Report on FBI Interrogations Omits the Lindh Case of Torture

Late last month, the Department of Justice Office of Inspector General issued a positive report on the FBI's involvement in detainee interrogations in Afghanistan, Guantanamo Bay and Iraq.

Late last month, the Department of Justice Office of Inspector General issued a positive report on the FBI's involvement in detainee interrogations in Afghanistan, Guantanamo Bay and Iraq.

I applaud the OIG's recognition of a handful of career Justice attorneys and FBI officials who challenged abusive interrogation techniques -- and warned correctly that torture would likely taint any legal proceedings against suspected terrorists. But praise for OIG's demi-candor in an atmosphere of absolute secrecy obscures the whitewash that the report really is. The report finds, "We believe the FBI should be credited for its conduct and professionalism in detainee interrogations." But to reach this conclusion, the OIG omits one of the earliest and most obvious cases of torture and FBI misconduct -- that of "American Taliban" John Walker Lindh.

In 2001 (a period covered by the report), Lindh, an American citizen, was found shot in the leg and barely alive. U.S. soldiers threatened him with death, blindfolded him, duct-taped him naked to a board, scrawled expletives on him, and posed with him for pictures -- before holding him in an unlit metal shipping container for two days. Yet, the OIG report states in its executive summary: "We found no instances in which an FBI agent participated in clear detainee abuse of the kind that some military interrogators used at Abu Ghraib prison."

I know otherwise because I was the Justice Department ethics advisor in the Lindh case. In 2001, I told the Criminal Division, which was advising the FBI in Afghanistan, that Lindh could not be interrogated without his counsel. That was on a Friday. The Criminal Division called back on Monday and said that the FBI had interrogated him anyway. They wanted to know what to do. I advised that the interview would have to be sealed and used only for national security purposes or intelligence-gathering, not criminal prosecution. Again, my advice was ignored.

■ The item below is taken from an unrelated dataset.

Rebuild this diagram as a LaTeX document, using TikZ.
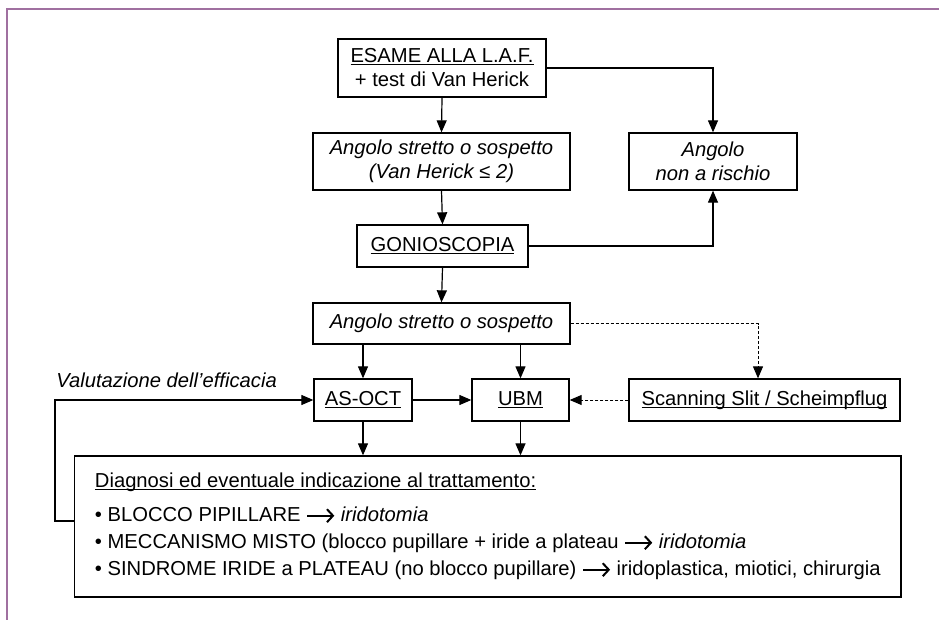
\documentclass[tikz,border=0pt]{standalone}
\usepackage{fontspec}
\setmainfont{Liberation Sans}
\usetikzlibrary{arrows.meta}
\definecolor{framepurple}{RGB}{160,112,160}
\newsavebox\ulbox
\newcommand\myul[1]{\sbox\ulbox{#1}\rlap{\rule[-2.3pt]{\wd\ulbox}{0.9pt}}\usebox\ulbox}
\newcommand\rarr{\tikz[baseline=-6pt]\draw[line width=2pt,-{Straight Barb[length=6pt,width=13pt,line width=2pt]}](0pt,0pt)--(27pt,0pt);}
\begin{document}
\begin{tikzpicture}[x=1pt,y=-1pt,
  every node/.style={font=\fontsize{20.2}{24}\selectfont},
  itf/.style={font=\fontsize{20.2}{24}\selectfont\itshape},
  box/.style={draw,line width=1.3pt,inner sep=0pt,align=center},
  arr/.style={line width=1.2pt,-{Triangle[length=12pt,width=10pt]}},
  dsh/.style={line width=1pt,dash pattern=on 3pt off 2pt,-{Triangle[length=12pt,width=10pt]}}]
\useasboundingbox (0,0) rectangle (939,620);
\draw[framepurple,line width=2pt] (939,9.5) -- (7,9.5) -- (7,620);

\node[box,minimum width=208pt,minimum height=58pt] (laf) at (442,68)
  {\myul{ESAME ALLA L.A.F.}\\+ test di Van Herick};
\node[box,itf,minimum width=257pt,minimum height=57pt] (ang1) at (441.5,161.5)
  {Angolo stretto o sospetto\\(Van Herick ≤ 2)};
\node[box,itf,minimum width=168pt,minimum height=57pt] (nr) at (713,161.5)
  {Angolo\\non a rischio};
\node[box,minimum width=171pt,minimum height=42pt] (gon) at (442.5,246) {\myul{GONIOSCOPIA}};
\node[box,itf,minimum width=257pt,minimum height=41pt] (ang2) at (441.5,323.5)
  {Angolo stretto o sospetto};
\node[box,minimum width=98pt,minimum height=42pt] (ao) at (363,400) {\myul{AS-OCT}};
\node[box,minimum width=97pt,minimum height=42pt] (ubm) at (520.5,400) {\myul{UBM}};
\node[box,minimum width=271pt,minimum height=42pt] (scan) at (764.5,400) {\myul{Scanning Slit / Scheimpflug}};
\node[itf,inner sep=0pt,anchor=east] (val) at (277,380)
  {Valutazione dell’efficacia};
\node[draw,line width=1.3pt,inner sep=0pt,minimum width=826.5pt,minimum height=141pt,align=left,
  font=\fontsize{20.2}{27}\selectfont] (big) at (487.75,526.5)
  {\myul{Diagnosi ed eventuale indicazione al trattamento:}\\[7pt]
   • BLOCCO PIPILLARE \rarr\ \textit{iridotomia}\\
   • MECCANISMO MISTO (blocco pupillare + iride a plateau \rarr\ \textit{iridotomia}\\
   • SINDROME IRIDE a PLATEAU (no blocco pupillare) \rarr\ iridoplastica, miotici, chirurgia};

\coordinate (fb) at (55,521);

\draw[arr] (laf.south) -- (ang1.north);
\draw[arr] (laf.east) -| (nr.north);
\draw[arr] (ang1.south) -- (gon.north);
\draw[arr] (gon.east) -| (nr.south);
\draw[arr] (gon.south) -- (ang2.north);
\draw[dsh] (ang2.east) -| ([xshift=-6.5pt]scan.north);
\draw[arr] (ao.north |- ang2.south) -- (ao.north);
\draw[arr] (ubm.north |- ang2.south) -- (ubm.north);
\draw[arr] (ao.east) -- (ubm.west);
\draw[dsh] (scan.west) -- (ubm.east);
\draw[arr] (ao.south) -- (ao.south |- big.north);
\draw[arr] (ubm.south) -- (ubm.south |- big.north);
\draw[arr] (big.west |- fb) -- (fb) |- (ao.west);
\end{tikzpicture}
\end{document}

Three months later, I inadvertently learned of a discovery order, which had been deliberately concealed from me, for all Justice Department correspondence related to Lindh's interrogation. When I went to comply, my e-mails had been purged from the file. With the help of technical support, I recovered them from my computer, turned them over to my boss, took home a copy in case they "disappeared" again, and resigned.

As the criminal case barreled toward trial, the Justice Department continued to assert that Lindh was never represented by counsel and that his rights had been "carefully, scrupulously guarded." I did not believe the Justice Department would have the temerity to make public statements contradicted by its own court filings if my e-mails had indeed reached the court. So I blew the whistle, which unleashed a cascade of retaliation.

Unbeknownst to me until a few weeks ago, the White House had decided not to turn over any documents to Lindh's defense lawyers. The Defense Department, apoplectic that its new policy on the torture of captives in the war on terrorism was going to be exposed, leaned on the Justice Department to offer Lindh a deal. On the eve of the suppression hearing that was going to expose his mistreatment, Lindh pleaded guilty to two relatively minor charges that landed him in prison for 20 years. As part of the plea bargain, he had to sign a statement swearing that he had "not been intentionally mistreated" by his U.S. captors, and waiving any future claim of torture.

In 2002, my lawyer made it abundantly clear to the OIG that I took several steps to thwart efforts to conceal material regarding Lindh's interrogation from the court. In January 2003, Inspector General Glenn Fine, who issued the recent FBI report, told my attorney that the OIG had looked into my whistleblower allegations and was not going to pursue them. (OIG did not look too searchingly because it did not even bother to interview me, the complainant.) To add insult to injury, OIG turned my case over for criminal prosecution, which eventually closed with no charges ever being brought. But the Justice Department was not through with me yet. It put me on the "No-Fly List" and referred me to the state bars in which I'm licensed as an attorney, based on a secret report -- by the OIG -- to which I did not have access.

Needless to say, the current OIG report does not mention FBI agent Christopher Reimann, who admits that when informing Lindh of his right to counsel, he ad-libbed, "Of course, there are no lawyers here . . . " When OIG catalogs a gruesome list of "techniques" used on detainees in Afghanistan -- including abusive handling, harsh restraints, deprivation of clothing, blindfolding, humiliation and isolation -- it does not reference Lindh. In fact, the report makes no mention of John Walker Lindh at all.

While I applaud the handful of people identified in the report who repeatedly challenged harsh interrogation tactics, I question the motive of the OIG report in propping them up as revisionist evidence that the Justice Department's and FBI's role in torture was somehow "not so bad." It must be remembered that the same Justice Department's Office of Legal Counsel, which writes legal opinions considered binding on federal agencies and departments, authored the infamous torture memo that gave Justice's imprimatur to such conduct in the first place. No OIG report has been issued on that.